Nigel Booen, director of Design at multi-skilled planning consultancy, Boyer (part of Leaders Romans Group), discusses the growing potential to adapt empty or underutilised high street premises for healthcare use, and sets out a number of key architectural considerations when converting a building for this purpose.

Last November, the controversial Darzi Report,1 in its recommendations for the future of the NHS, stated that, 'Too great a share [of NHS funding] is being spent in hospitals, too little in the community', and emphasised the importance of locating healthcare facilities on the high street — closer to where people live, work, and shop.

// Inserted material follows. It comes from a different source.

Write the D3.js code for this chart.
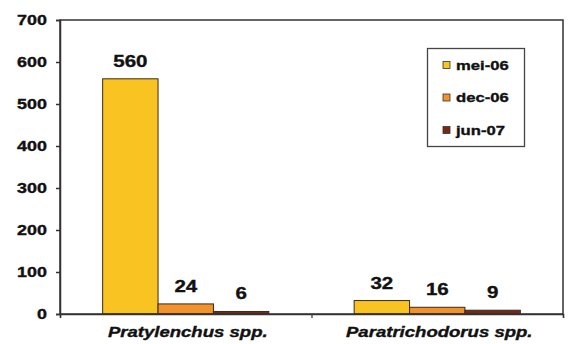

In the same month, the Built Environment Committee of the House of Lords published High Streets: Life beyond retail.2 The report recognised that people wish to have a mix of provisions on the high street, which may include public services such as health services. As well as boosting NHS capacity and meeting the needs of local communities, the report says health centres could act as new 'anchor' sites for high streets and bring in more people to the local high street.

The benefits of locating healthcare services in town centres and high streets has been widely recognised for many years. The reasoning was conveyed very comprehensively in a 2020 report by the NHS Confederation, Health on the High Street.3 The report recognises, among other benefits, the role that public healthcare performs in broadening the range of services within communities, supporting and participating in the design of healthy communities and utilising vacant properties. Specifically, the report states that, 'Health and wellbeing are central to community life, and a new vision of a civic, more community-centred high street must have health services at its heart and promote healthy living'.